La transición española, aclamada como modelo de paz y consenso, fue en realidad un pacto tutelado: se legalizó lo que ya estaba atado y bien atado. Se legalizó un sistema de partidos, se blindaron intereses económicos, y se instauró una monarquía impuesta sin referéndum. No se construyó una democracia desde abajo, sino una arquitectura institucional desde arriba.
El bipartidismo entre PSOE y PP funcionó durante décadas como un sistema de alternancia sin alternativa. Mientras tanto, la corrupción campaba a sus anchas: casos como Gürtel, Bárcenas, los EREs de Andalucía o la Púnica demostraron que los partidos gestionaban lo público como botín. Y, aún hoy, según el CIS, más del 75% de la ciudadanía desconfía de los partidos políticos.
A esto se suma la captura mediática: las grandes cadenas de televisión y medios de comunicación están controladas por intereses financieros o por los propios partidos. Se construye un relato único que excluye cualquier modelo alternativo de organización social o de gestión pública.
El modelo nabarra: poder desde abajo
Frente a este modelo vertical y clientelar, el ejemplo histórico de Nabarra muestra otra forma de entender la organización política: una basada en la vecindad, en el auzolan, en la comunidad. No era una utopía ni una excepción: era el derecho pirenaico, el orden natural de los pueblos que se autogobernaban sin necesidad de partidos.

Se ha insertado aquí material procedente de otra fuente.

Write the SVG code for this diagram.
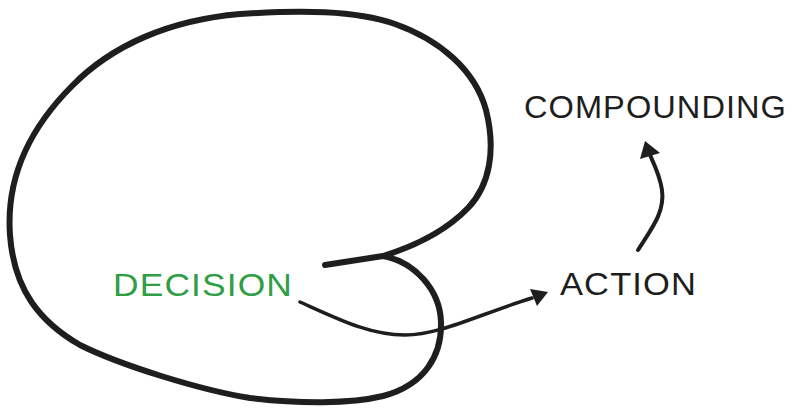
<svg xmlns="http://www.w3.org/2000/svg" width="800" height="411" viewBox="0 0 800 411">
<style>
.lbl{font-family:"Liberation Sans","DejaVu Sans",sans-serif;font-size:31px;fill:#1e1e1e;letter-spacing:1px}
.green{fill:#2f9e44}
.line{fill:none;stroke:#1e1e1e;stroke-linecap:round;stroke-linejoin:round}
</style>
<rect width="800" height="411" fill="#ffffff"/>
<g id="connectors">
<path id="loop" class="line" stroke-width="6" d="M325,265 L383,256 C415,262 440,290 441,322 C442,355 425,385 383,396 C350,404 300,404 250,398 C200,390 120,365 80,345 C40,322 14,290 10,235 C6,180 28,130 72,86 C112,45 170,20 240,14 C300,10 355,10 395,24 C440,40 475,70 486,110 C496,150 490,185 468,208 C445,232 415,246 383,256"/>
<path id="arrow-decision-action" class="line" stroke-width="3.5" d="M300,302 C340,320 370,335 405,335 C440,335 480,314 532,298"/>
<polygon points="548,292 530,289 537,306" fill="#1e1e1e"/>
<path id="arrow-action-compounding" class="line" stroke-width="4" d="M638,250 C652,228 665,212 662,190 C660,176 655,166 650,155"/>
<polygon points="645,141 640,159 660,153" fill="#1e1e1e"/>
</g>
<g id="decision"><text class="lbl green" x="113" y="296" textLength="180" lengthAdjust="spacingAndGlyphs">DECISION</text></g>
<g id="action"><text class="lbl" x="560" y="295" textLength="137" lengthAdjust="spacingAndGlyphs">ACTION</text></g>
<g id="compounding"><text class="lbl" x="524" y="118" textLength="263" lengthAdjust="spacingAndGlyphs">COMPOUNDING</text></g>
</svg>
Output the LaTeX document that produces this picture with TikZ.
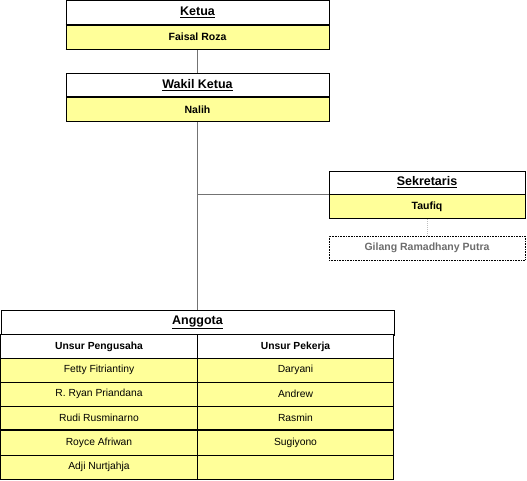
\documentclass[tikz,border=0pt]{standalone}
\usepackage{fontspec}
\setmainfont{Liberation Sans}
\usepackage{tikz}
\usetikzlibrary{positioning}
\definecolor{kuning}{HTML}{FFFF99}
\tikzstyle{judul} = [draw=black, fill=white, line width=0.8pt, inner sep=0pt, font=\fontsize{12.5}{14}\selectfont\bfseries]
\tikzstyle{nama} = [draw=black, fill=kuning, line width=0.8pt, inner sep=0pt, font=\fontsize{10.5}{12}\selectfont\bfseries]
\tikzstyle{sel} = [draw=black, fill=kuning, line width=0.6pt, inner sep=0pt, minimum width=196.5pt, minimum height=24pt, font=\fontsize{10.3}{12}\selectfont]
\tikzstyle{kepala} = [sel, fill=white, font=\fontsize{10.3}{12}\selectfont\bfseries]
\tikzstyle{garis} = [draw=gray!90!black, line width=1.5pt]
\begin{document}
\begin{tikzpicture}[x=1pt,y=-1pt]
					\useasboundingbox (0,0) rectangle (527,481);
					% ketua
					\node [judul, minimum width=263pt, minimum height=23.5pt] (ketua) at (197.5,12.5) {\underline{Ketua}};
					\node [nama, minimum width=263pt, minimum height=24pt, below=0pt of ketua] (faisal) {Faisal Roza};
					% wakil ketua
					\node [judul, minimum width=263pt, minimum height=23.5pt] (wakil) at (197.5,85) {\underline{Wakil Ketua}};
					\node [nama, minimum width=263pt, minimum height=24pt, below=0pt of wakil] (nalih) {Nalih};
					% sekretaris
					\node [judul, minimum width=196pt, minimum height=23pt] (sekretaris) at (427,182.5) {\underline{Sekretaris}};
					\node [nama, minimum width=196pt, minimum height=24pt, below=0pt of sekretaris] (taufiq) {Taufiq};
					\node [draw=black, densely dotted, line width=0.6pt, inner sep=0pt, minimum width=196pt, minimum height=24pt, text=gray!85!black, font=\fontsize{10.5}{12}\selectfont\bfseries] (gilang) at (427,248) {Gilang Ramadhany Putra};
					% anggota
					\node [judul, line width=1pt, minimum width=393pt, minimum height=25pt] (anggota) at (197.5,322.5) {\underline{Anggota}};
					\node [kepala] (pengusaha) at (99,346.5) {Unsur Pengusaha};
					\node [kepala] (pekerja) at (295.5,346.5) {Unsur Pekerja};
					\foreach \i/\y/\h/\a/\b in {1/370/24/Fetty Fitriantiny/Daryani, 2/394/24/R. Ryan Priandana/Andrew, 3/418/24/Rudi Rusminarno/Rasmin, 4/442.5/25/Royce Afriwan/Sugiyono, 5/467/24/Adji Nurtjahja/{}}{
						\node [sel, minimum height=\h pt] (p\i) at (99,\y) {\a};
						\node [sel, minimum height=\h pt] (k\i) at (295.5,\y) {\b};
					}
					\draw [line width=1.6pt] (p4.north west) -- (k4.north east);
					\draw [line width=1.2pt] (ketua.south west) -- (ketua.south east);
					% garis
					\draw [garis] (faisal) -- (wakil);
					\draw [garis] (nalih) -- (anggota);
					\draw [garis] (nalih |- taufiq.north west) -- (taufiq.north west);
					\draw [draw=gray!50, line width=1pt, densely dotted] (taufiq) -- (gilang);
					\draw [line width=1.2pt] (faisal.south west) -- (faisal.south east);
\end{tikzpicture}
\end{document}
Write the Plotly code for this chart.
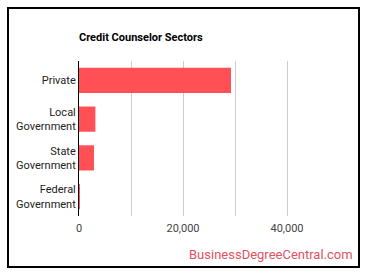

Este era el orden establecido organizado por el pueblo
Las juntas vecinales primero se reunían bajo un roble, después en plazas o en espacios abiertos, en anteiglesias y ajuntamientos lo que dio lugar a los actuales ayuntamientos. La tierra, los caminos, los molinos, los pastos, eran comunales. La propiedad era pública. Las decisiones se tomaban entre iguales. Y, en muchos casos, las casas estaban encabezadas por mujeres, que administraban el patrimonio y participaban directamente en la política local. Era una forma de poder desde abajo, desde la base social y no desde una cúpula separada del pueblo.
Este modelo reconocía incluso el derecho de resistencia frente a la autoridad injusta. Las comunidades podían oponerse a las decisiones del rey o del poder central si consideraban que atentaban contra su libertad o su sustento, tal es el caso de las juntas de infanzones las cuales se representaban en el parlamento dentro del estamento militar.
La destrucción de Nabarra: conquista y desposesión
¿Por qué entonces este modelo desapareció? La respuesta es sencilla: porque era peligroso para el poder centralizador y feudal de Castilla y Aragón. Nabarra ofrecía un modelo alternativo de organización social, económica y política. Su red de puertos, su industria metalúrgica, su sistema comunal, su cultura política arraigada eran un obstáculo para los planes expansionistas de los nuevos reinos peninsulares.
La conquista no fue rápida. Desde 1035 hasta el siglo XVI, la resistencia navarra fue constante. Se recurrió a la guerra, al soborno, a la imposición de leyes ajenas, a la destrucción de instituciones propias. Se persiguieron a los palacianos, se reemplazaron las juntas por estructuras administrativas reales, y se privatizaron bienes comunales. El objetivo: destruir la res publica.
Hoy, cuando se habla de república, hay que ir más allá de la bandera o de la forma de Estado. La verdadera cuestión es: ¿quién gestiona lo común? ¿Quién decide sobre la vida de la comunidad?
Una república sin res publica es un fraude. Un sistema de partidos sin control popular es una oligarquía con apariencia democrática. Y una democracia sin poder vecinal, sin propiedad pública, sin autogestión, no es más que una máscara.
El futuro no pasa por cambiar coronas por presidentes, sino por recuperar la soberanía popular desde la base. Aprender de modelos históricos como el nabarro, donde el poder era compartido, donde la tierra era de todos, donde el pueblo no solo votaba: gobernaba.
Por eso se destruyó y por eso también puede volver a renacer.